Another difference between R&D roles in academia and industry is the research culture. In academia, the researcher is part of an academic community that values ​​academic freedom, intellectual curiosity, peer review, and publication. In industry, the researcher is part of a business environment that values ​​innovation, efficiency, competitiveness and profitability.
But the biggest difference between these roles lies in the career prospects in research. In academia, a hierarchical and linear career path is typically followed that involves obtaining a PhD, securing a postdoctoral position, applying for a tenure-track teaching position, and advancing through the academic ranks. In industry, the career path is more diverse and flexible, often involving different roles, projects or companies.

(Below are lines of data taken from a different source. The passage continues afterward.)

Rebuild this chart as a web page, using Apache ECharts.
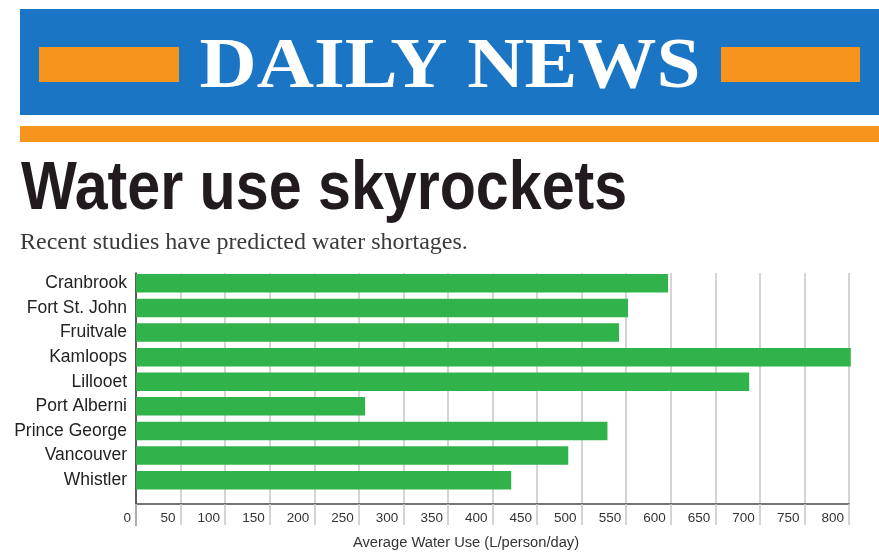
<!DOCTYPE html>
<html>
<head>
<meta charset="utf-8">
<script src="https://cdn.jsdelivr.net/npm/echarts@6/dist/echarts.min.js"></script>
<style>
html,body{margin:0;padding:0;background:#fff;}
#chart{width:879px;height:556px;}
</style>
</head>
<body>
<div id="chart"></div>
<script>
const categories = ['Cranbrook','Fort St. John','Fruitvale','Kamloops','Lillooet','Port Alberni','Prince George','Vancouver','Whistler'];
const waterUse = [597, 552, 542, 802, 688, 257, 529, 485, 421];
const xTicks = {min: 0, max: 800, interval: 50};
const headline = 'DAILY NEWS';
const titleText = 'Water use skyrockets';
const subtitleText = 'Recent studies have predicted water shortages.';
const xAxisName = 'Average Water Use (L/person/day)';

const sans = '"Liberation Sans", Arial, sans-serif';
const chart = echarts.init(document.getElementById('chart'), null, {renderer: 'canvas'});

chart.setOption({
  backgroundColor: '#ffffff',
  animation: false,
  graphic: [
    {type: 'rect', shape: {x: 20, y: 9, width: 859, height: 106}, style: {fill: '#1a75c4'}},
    {type: 'rect', shape: {x: 39, y: 47, width: 140, height: 35}, style: {fill: '#f7941d'}},
    {type: 'rect', shape: {x: 721, y: 47, width: 139, height: 35}, style: {fill: '#f7941d'}},
    {type: 'rect', shape: {x: 20, y: 126, width: 859, height: 16}, style: {fill: '#f7941d'}},
    {type: 'text', x: 450, y: 68, scaleX: 1.1, style: {
      text: headline, x: 0, y: 0, fill: '#ffffff', align: 'center', verticalAlign: 'middle',
      font: 'bold 72px "Liberation Serif", "Times New Roman", serif'}},
    {type: 'text', x: 21, y: 190, scaleX: 0.87, style: {
      text: titleText, x: 0, y: 0, fill: '#211a1e', align: 'left', verticalAlign: 'middle',
      font: 'bold 68px "Liberation Sans", Arial, sans-serif'}},
    {type: 'text', x: 20, y: 243, style: {
      text: subtitleText, x: 0, y: 0, fill: '#3a3a3a', align: 'left', verticalAlign: 'middle',
      font: '24px "Liberation Serif", "Times New Roman", serif'}},
    {type: 'text', x: 466, y: 543, style: {
      text: xAxisName, x: 0, y: 0, fill: '#333333', align: 'center', verticalAlign: 'middle',
      font: '14.7px ' + sans}}
  ],
  grid: [
    {left: 136, right: 30, top: 271, height: 221.5},
    {left: 136, right: 30, top: 273, bottom: 52},
    {left: 136, right: 30, top: 273, bottom: 31}
  ],
  xAxis: [
    {gridIndex: 0, type: 'value', min: xTicks.min, max: xTicks.max, interval: xTicks.interval, show: false},
    {gridIndex: 1, type: 'value', min: xTicks.min, max: xTicks.max, interval: xTicks.interval,
      axisLine: {show: true, lineStyle: {color: '#4a4a4a', width: 1.5}},
      axisTick: {show: true, length: 21, lineStyle: {color: '#c6c6c6', width: 1.5}},
      splitLine: {show: true, lineStyle: {color: '#c6c6c6', width: 1.5}},
      axisLabel: {show: true, align: 'right', margin: 7, padding: [0, 5, 0, 0], color: '#333',
        fontSize: 13.5, fontFamily: sans, showMinLabel: true, showMaxLabel: true}},
    {gridIndex: 2, type: 'value', min: xTicks.min, max: xTicks.max, show: false}
  ],
  yAxis: [
    {gridIndex: 0, type: 'category', data: categories, inverse: true,
      axisLine: {show: false}, axisTick: {show: false}, splitLine: {show: false},
      axisLabel: {interval: 0, margin: 9, color: '#222', fontSize: 17.5, fontFamily: sans}},
    {gridIndex: 1, type: 'value', show: false},
    {gridIndex: 2, type: 'value', axisLine: {show: true, lineStyle: {color: '#333', width: 1.5}},
      axisTick: {show: false}, axisLabel: {show: false}, splitLine: {show: false}}
  ],
  series: [
    {type: 'bar', xAxisIndex: 0, yAxisIndex: 0, data: waterUse, barWidth: 18.5, clip: false,
      itemStyle: {color: '#2fb34a'}, z: 3}
  ]
});
</script>
</body>
</html>
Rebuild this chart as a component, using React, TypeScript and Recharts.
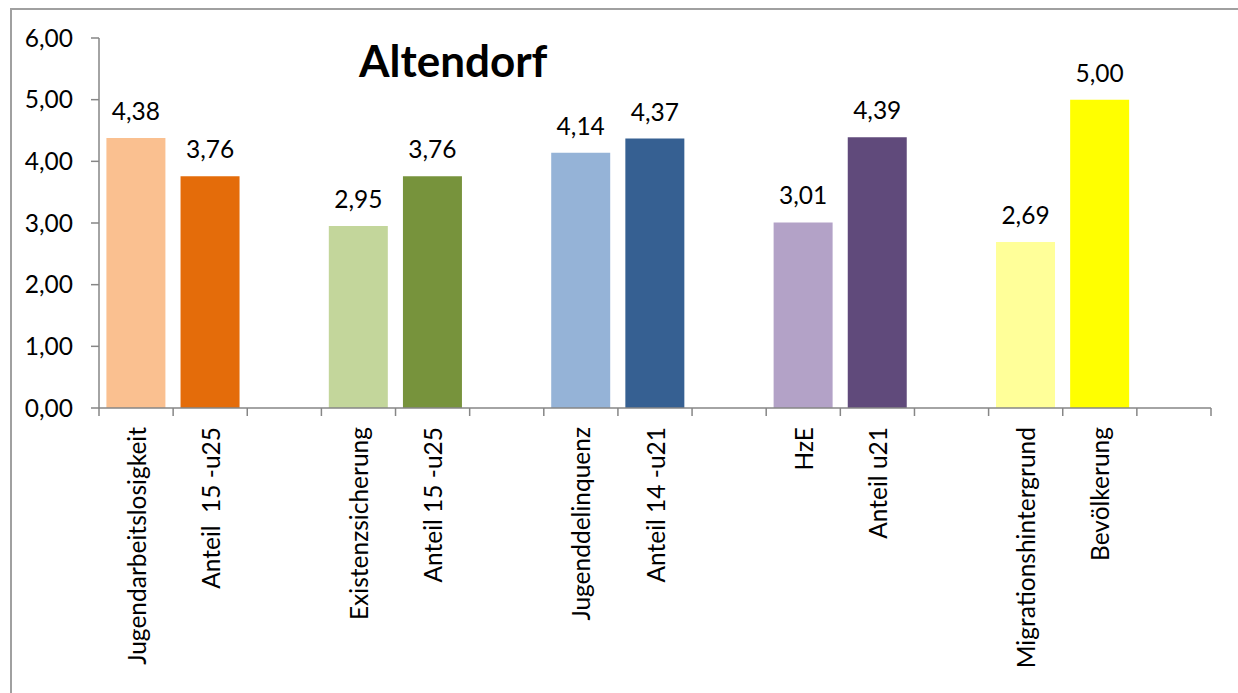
import { BarChart, Bar, XAxis, YAxis, Cell, LabelList } from 'recharts';

// categories incl. empty spacer slots between the pairs
const categories = [
  'Jugendarbeitslosigkeit',
  'Anteil  15 -u25',
  '',
  'Existenzsicherung',
  'Anteil 15 -u25',
  ' ',
  'Jugenddelinquenz',
  'Anteil 14 -u21',
  '  ',
  'HzE',
  'Anteil u21',
  '   ',
  'Migrationshintergrund',
  'Bevölkerung',
  '    ',
];

const values = [4.38, 3.76, null, 2.95, 3.76, null, 4.14, 4.37, null, 3.01, 4.39, null, 2.69, 5.0, null];

const barColors = [
  '#FAC090', '#E46C0A', '#FFFFFF',
  '#C3D69B', '#77933C', '#FFFFFF',
  '#95B3D7', '#366092', '#FFFFFF',
  '#B3A2C7', '#604A7B', '#FFFFFF',
  '#FFFF99', '#FFFF00', '#FFFFFF',
];

const yTicks = [0, 1, 2, 3, 4, 5, 6];

const data = categories.map((name, i) => ({ name, value: values[i] }));

const W = 1238;
const H = 693;
const M_LEFT = 0;
const Y_W = 99;
const M_RIGHT = 27;
const M_TOP = 38;
const PLOT_H = 370;
const PLOT_W = W - M_LEFT - Y_W - M_RIGHT;
const BAND = PLOT_W / categories.length;
const AXIS_GRAY = '#868686';
const FONT = 'Lato, "Open Sans", sans-serif';
const FS = 24.5;

const fmt = (v: number) => v.toFixed(2).replace('.', ',');

const CategoryTick = (props: any) => {
  const { x, y, payload, index } = props;
  const axisY = M_TOP + PLOT_H;
  const left = x - BAND / 2;
  return (
    <g>
      <line x1={left} y1={axisY} x2={left} y2={axisY + 8} stroke={AXIS_GRAY} strokeWidth={1.5} />
      {index === categories.length - 1 && (
        <line x1={left + BAND} y1={axisY} x2={left + BAND} y2={axisY + 8} stroke={AXIS_GRAY} strokeWidth={1.5} />
      )}
      <text
        transform={`translate(${x + 1}, ${y}) rotate(-90)`}
        textAnchor="end"
        dy="0.35em"
        fontSize={FS}
        fontFamily={FONT}
        fill="#000"
        style={{ whiteSpace: 'pre' }}
      >
        {payload.value.trim()}
      </text>
    </g>
  );
};

export default function App() {
  return (
    <div style={{ position: 'fixed', left: 0, top: 0, width: W, height: H, background: '#fff', overflow: 'hidden' }}>
      <div
        style={{
          position: 'absolute',
          left: 10,
          top: 8,
          width: W,
          height: H,
          borderLeft: '2px solid #A0A0A0',
          borderTop: '2px solid #A0A0A0',
        }}
      />
      <BarChart
        width={W}
        height={H}
        data={data}
        margin={{ top: M_TOP, right: M_RIGHT, bottom: 0, left: M_LEFT }}
        barCategoryGap="10%"
        style={{ position: 'absolute', left: 0, top: 0 }}
      >
        <XAxis
          dataKey="name"
          interval={0}
          height={H - M_TOP - PLOT_H}
          stroke={AXIS_GRAY}
          strokeWidth={1.5}
          tickLine={false}
          tickSize={8}
          tickMargin={11}
          tick={<CategoryTick />}
        />
        <YAxis
          width={Y_W}
          domain={[0, 6]}
          ticks={yTicks}
          tickFormatter={fmt}
          stroke={AXIS_GRAY}
          strokeWidth={1.5}
          tickSize={8}
          tickMargin={18}
          tick={{ fill: '#000', fontSize: FS, fontFamily: FONT }}
          interval={0}
        />
        <Bar dataKey="value" isAnimationActive={false}>
          {data.map((d, i) => (
            <Cell key={i} fill={barColors[i]} />
          ))}
          <LabelList
            dataKey="value"
            position="top"
            offset={18}
            formatter={(v: any) => (v == null ? '' : fmt(Number(v)))}
            style={{ fill: '#000', fontSize: FS, fontFamily: FONT }}
          />
        </Bar>
      </BarChart>
      <svg width={W} height={H} style={{ position: 'absolute', left: 0, top: 0, pointerEvents: 'none' }}>
        <text x={359} y={77} fontFamily={FONT} fontWeight="bold" fontSize={44} fill="#000">
          Altendorf
        </text>
      </svg>
    </div>
  );
}
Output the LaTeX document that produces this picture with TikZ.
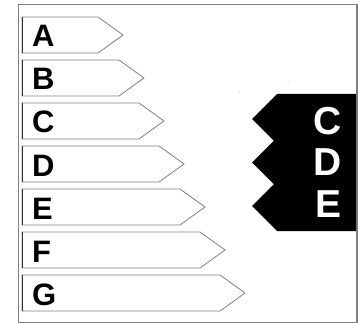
\documentclass[tikz,border=0pt]{standalone}
\usepackage{fontspec}
\setmainfont{Liberation Sans}
\begin{document}
\begin{tikzpicture}[x=1pt,y=-1pt,
  framecol/.style={draw=black!50,line width=1pt},
  labelarrow/.style={draw=black!50,fill=white,line width=0.8pt,line join=miter},
  labeledge/.style={draw=black!80,line width=0.9pt},
  labeltext/.style={anchor=base west,inner sep=0pt,font=\fontsize{31}{31}\selectfont\bfseries},
  bigtext/.style={anchor=base,inner sep=0pt,text=white,font=\fontsize{39}{39}\selectfont\bfseries}]
\useasboundingbox (0,0) rectangle (358,323);
\fill[white] (0,0) rectangle (358,323);
% outer frame
\draw[framecol] (356,5) -- (18,5) -- (18,322) -- (356,322);
\fill[black!50] (356,4.5) rectangle (358,322.5);
% label arrows
\foreach \t/\r/\l [count=\i] in {17/98/A,60/119/B,103/139/C,146/159/D,189/180/E,232/200/F,275/220/G}{
  \draw[labelarrow] (22,\t) -- (\r,\t) -- ({\r+25},{\t+18}) -- (\r,{\t+36}) -- (22,{\t+36}) -- cycle;
  \draw[labeledge] (22,\t) -- (22,{\t+36});
  \node[labeltext] (lab\i) at (32,{\t+30}) {\l};
}
% black stacked arrows
\fill[black] (356,94) -- (277,94) -- (252,119) -- (273.75,140.75) -- (252,162.5)
  -- (273.75,184.25) -- (252,206) -- (277,231) -- (356,231) -- cycle;
\node[bigtext] (bc) at (328,135) {C};
\node[bigtext] (bd) at (328,175) {D};
\node[bigtext] (be) at (328,217) {E};
% tiny specks
\fill[black!40] (239,92) circle (0.5);
\fill[black!40] (288,82) circle (0.5);
\end{tikzpicture}
\end{document}
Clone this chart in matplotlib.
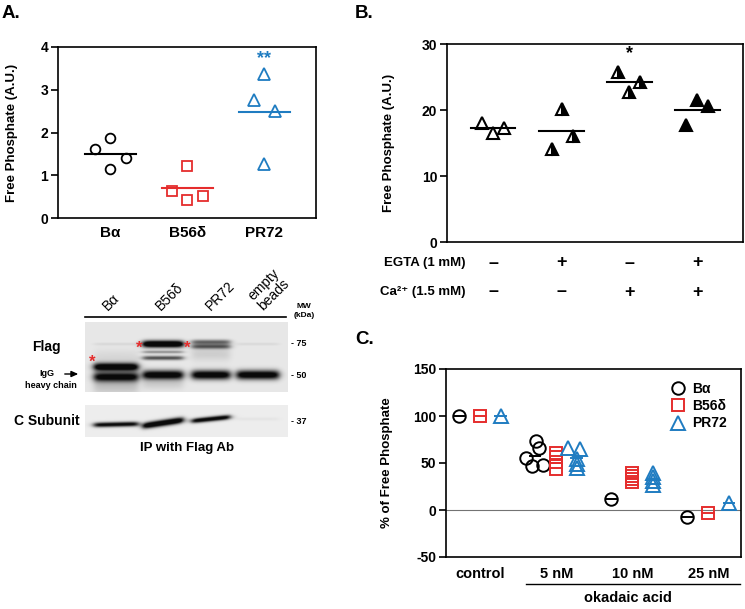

Jack of all trades is NOT a master of none

Innovation represents an increasingly important source of competitive advantage for companies. According to the Harvard Business Review, over the past 40 years, organizations have increased their R&D spending by 800%. However, budgets alone do not always lead to real innovation. The types of researchers a company hires also play an important role.
The conventional approach recommends hiring researchers with deep expertise in a single field, such as artificial intelligence, neuroscience, aeronautics. However, recent research shows that employing multiple researchers with diverse areas of expertise is increasingly necessary to successfully innovate. These researchers are often viewed as having lower skills and competencies than their peers with more focused majors. But the reality in companies proves that the diversity of knowledge and interests of these researchers is an important function in innovation and not a sign of low competence.
At its core, innovation is the result of creatively combining different types of knowledge, and it is the broader exploration that leads to the greatest positive impact for companies. Many studies document the advantages and disadvantages of employing specialized or diverse researchers and the trade-off between depth and breadth of knowledge in particular. However, it is unrealistic to expect most organizations to maintain a broad set of employees in many knowledge areas in the hope of identifying powerful combinations. The alternative is collaboration between specialists and organizations in a multidisciplinary environment and open access to research results.

Our conclusion

Looking at the multiple facets of research, it is clear that recognizing engineering research on an equal footing with academic research is essential to promoting the green and digital transition. Valuing and supporting engineering innovation can make a significant contribution to addressing the contemporary challenges of climate change and digital transformation.
Green eDIH supports this balance, through its role in facilitating cooperation between academia and industry, thus promoting the development of sustainable and innovative technological solutions. Encouraging collaboration between engineering professionals and academic researchers can generate valuable synergies and accelerate progress towards a more sustainable and digital future. We therefore believe that adopting a balanced approach to research evaluation and support, which recognizes the importance of both engineering and academic research, is essential to fostering innovation and progress in contemporary society.
Moreover, Green eDIH creates a diverse collaborative environment and encourages the hiring of specialists with diverse professional portfolios, who are more likely to identify promising connections between fields. This is essential in the context in which both companies and the academic or governmental environment are aware of accelerating the process of identifying sustainable solutions for the green and digital transition.